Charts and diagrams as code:
============

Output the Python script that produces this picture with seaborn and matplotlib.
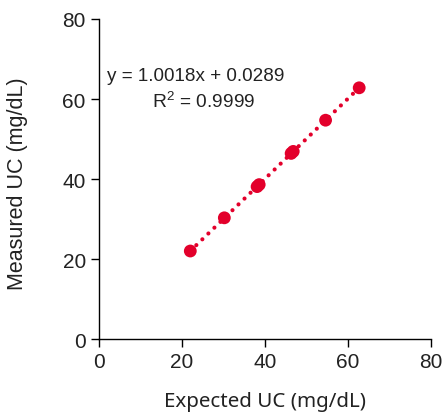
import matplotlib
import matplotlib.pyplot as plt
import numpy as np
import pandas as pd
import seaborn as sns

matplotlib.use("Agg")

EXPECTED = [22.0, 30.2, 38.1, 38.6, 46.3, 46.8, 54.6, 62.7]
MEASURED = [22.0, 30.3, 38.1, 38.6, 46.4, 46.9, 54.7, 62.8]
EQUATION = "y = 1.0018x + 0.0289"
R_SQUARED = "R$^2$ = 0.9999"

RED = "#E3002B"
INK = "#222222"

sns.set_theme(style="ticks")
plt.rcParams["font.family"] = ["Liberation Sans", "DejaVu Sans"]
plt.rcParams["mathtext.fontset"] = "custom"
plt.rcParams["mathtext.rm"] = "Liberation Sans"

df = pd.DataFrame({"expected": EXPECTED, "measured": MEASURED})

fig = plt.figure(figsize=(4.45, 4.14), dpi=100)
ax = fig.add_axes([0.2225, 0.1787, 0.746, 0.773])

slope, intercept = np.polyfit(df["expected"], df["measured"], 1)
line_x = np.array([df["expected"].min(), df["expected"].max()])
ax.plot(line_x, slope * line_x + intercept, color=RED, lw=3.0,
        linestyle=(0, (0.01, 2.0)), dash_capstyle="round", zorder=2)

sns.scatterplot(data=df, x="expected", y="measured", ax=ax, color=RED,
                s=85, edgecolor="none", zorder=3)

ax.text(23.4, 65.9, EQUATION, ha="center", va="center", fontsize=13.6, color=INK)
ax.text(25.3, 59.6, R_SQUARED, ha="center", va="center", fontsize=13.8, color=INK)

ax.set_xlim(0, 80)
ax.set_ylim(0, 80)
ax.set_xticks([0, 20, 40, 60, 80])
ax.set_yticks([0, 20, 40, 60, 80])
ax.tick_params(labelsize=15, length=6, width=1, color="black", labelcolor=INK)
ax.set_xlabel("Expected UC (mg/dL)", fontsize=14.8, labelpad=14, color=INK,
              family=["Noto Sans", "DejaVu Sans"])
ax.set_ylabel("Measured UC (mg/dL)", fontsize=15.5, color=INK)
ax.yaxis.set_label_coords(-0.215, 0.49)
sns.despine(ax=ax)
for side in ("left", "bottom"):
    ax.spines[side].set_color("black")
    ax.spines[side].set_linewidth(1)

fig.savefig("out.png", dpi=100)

============

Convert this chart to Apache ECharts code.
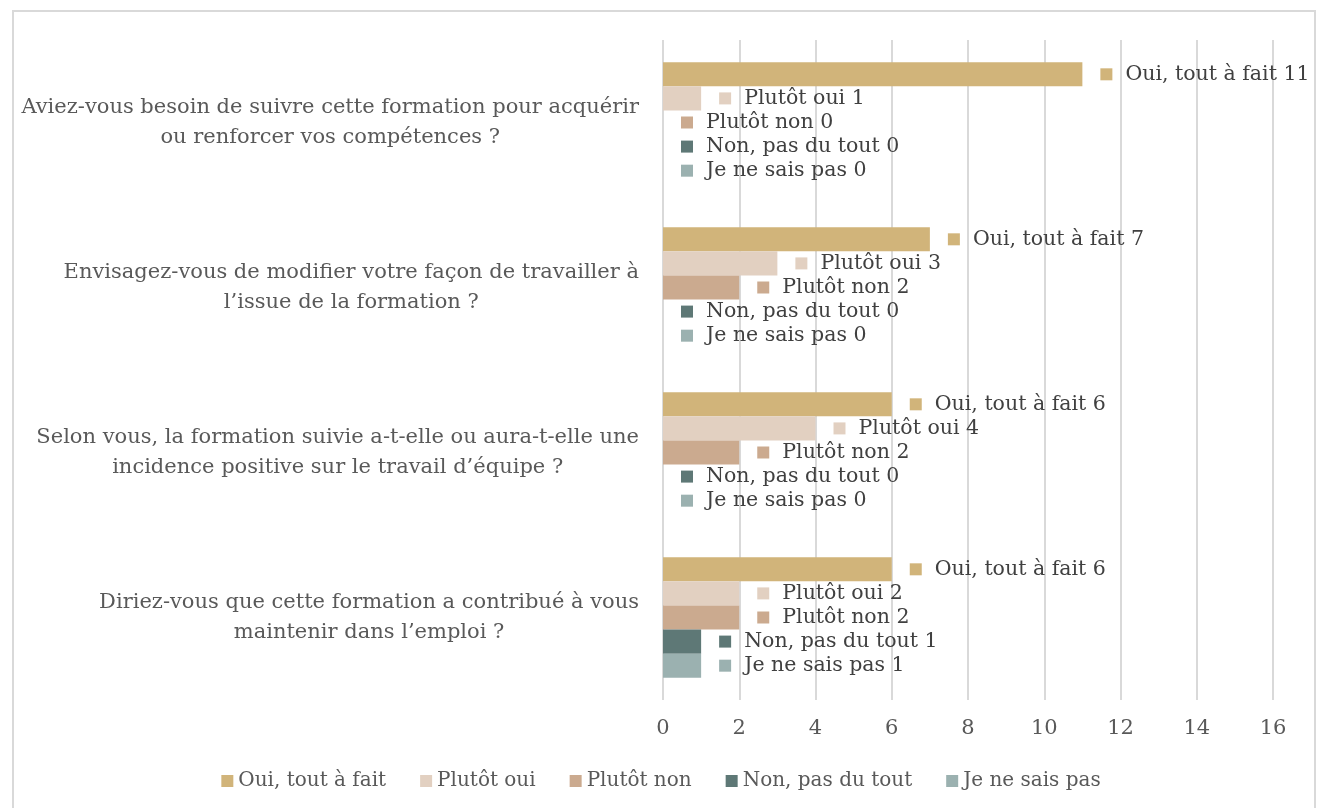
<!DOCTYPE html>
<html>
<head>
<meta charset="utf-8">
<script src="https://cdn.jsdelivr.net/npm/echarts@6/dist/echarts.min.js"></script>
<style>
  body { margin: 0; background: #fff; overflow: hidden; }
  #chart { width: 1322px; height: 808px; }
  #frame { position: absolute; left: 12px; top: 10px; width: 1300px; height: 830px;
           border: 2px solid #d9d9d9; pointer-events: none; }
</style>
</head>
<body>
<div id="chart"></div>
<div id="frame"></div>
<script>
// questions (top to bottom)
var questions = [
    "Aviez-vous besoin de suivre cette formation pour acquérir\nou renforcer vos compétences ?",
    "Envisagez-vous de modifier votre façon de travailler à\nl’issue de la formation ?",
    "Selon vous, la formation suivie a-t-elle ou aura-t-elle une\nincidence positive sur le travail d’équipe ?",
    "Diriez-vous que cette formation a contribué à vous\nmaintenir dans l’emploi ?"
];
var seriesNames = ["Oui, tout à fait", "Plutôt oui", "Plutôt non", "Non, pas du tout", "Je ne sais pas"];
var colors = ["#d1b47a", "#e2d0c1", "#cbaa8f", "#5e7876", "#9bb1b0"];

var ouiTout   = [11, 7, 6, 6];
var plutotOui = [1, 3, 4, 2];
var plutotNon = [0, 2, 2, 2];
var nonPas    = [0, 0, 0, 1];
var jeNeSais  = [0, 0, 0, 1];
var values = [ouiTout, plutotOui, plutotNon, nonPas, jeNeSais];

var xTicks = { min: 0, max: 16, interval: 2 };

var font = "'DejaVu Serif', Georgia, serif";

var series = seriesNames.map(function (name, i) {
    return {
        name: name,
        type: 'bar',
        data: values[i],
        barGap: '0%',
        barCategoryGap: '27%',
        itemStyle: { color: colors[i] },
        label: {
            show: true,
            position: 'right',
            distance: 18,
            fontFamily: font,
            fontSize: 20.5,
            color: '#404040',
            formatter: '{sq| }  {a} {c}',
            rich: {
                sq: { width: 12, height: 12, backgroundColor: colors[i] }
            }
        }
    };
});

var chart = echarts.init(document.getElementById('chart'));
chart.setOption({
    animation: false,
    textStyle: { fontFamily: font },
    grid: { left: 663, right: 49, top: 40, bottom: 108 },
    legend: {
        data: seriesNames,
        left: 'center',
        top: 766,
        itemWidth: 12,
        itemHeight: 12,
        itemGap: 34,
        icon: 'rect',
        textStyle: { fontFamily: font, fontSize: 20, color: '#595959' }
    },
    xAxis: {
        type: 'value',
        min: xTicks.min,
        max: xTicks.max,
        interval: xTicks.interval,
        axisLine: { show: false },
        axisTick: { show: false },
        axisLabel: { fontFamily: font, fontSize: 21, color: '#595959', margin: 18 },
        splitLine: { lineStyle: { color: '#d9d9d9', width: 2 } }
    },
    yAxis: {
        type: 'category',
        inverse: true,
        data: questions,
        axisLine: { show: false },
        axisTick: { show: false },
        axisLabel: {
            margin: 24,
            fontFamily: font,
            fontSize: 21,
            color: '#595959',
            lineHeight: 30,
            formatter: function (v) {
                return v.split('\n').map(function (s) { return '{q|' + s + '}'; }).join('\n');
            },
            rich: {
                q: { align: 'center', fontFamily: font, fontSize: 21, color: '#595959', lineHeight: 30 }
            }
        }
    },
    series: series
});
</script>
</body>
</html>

============

[Task requirements]
From the entries above, copy exactly the lines starting at the one with "Output the Python" and stopping at the one with "ax = fig.add_axes([0.2225, 0.1787, 0.746, 0.773])", keeping both ends. Drop the pictures.

[Solution to the exercise]
Output the Python script that produces this picture with seaborn and matplotlib.
import matplotlib
import matplotlib.pyplot as plt
import numpy as np
import pandas as pd
import seaborn as sns

matplotlib.use("Agg")

EXPECTED = [22.0, 30.2, 38.1, 38.6, 46.3, 46.8, 54.6, 62.7]
MEASURED = [22.0, 30.3, 38.1, 38.6, 46.4, 46.9, 54.7, 62.8]
EQUATION = "y = 1.0018x + 0.0289"
R_SQUARED = "R$^2$ = 0.9999"

RED = "#E3002B"
INK = "#222222"

sns.set_theme(style="ticks")
plt.rcParams["font.family"] = ["Liberation Sans", "DejaVu Sans"]
plt.rcParams["mathtext.fontset"] = "custom"
plt.rcParams["mathtext.rm"] = "Liberation Sans"

df = pd.DataFrame({"expected": EXPECTED, "measured": MEASURED})

fig = plt.figure(figsize=(4.45, 4.14), dpi=100)
ax = fig.add_axes([0.2225, 0.1787, 0.746, 0.773])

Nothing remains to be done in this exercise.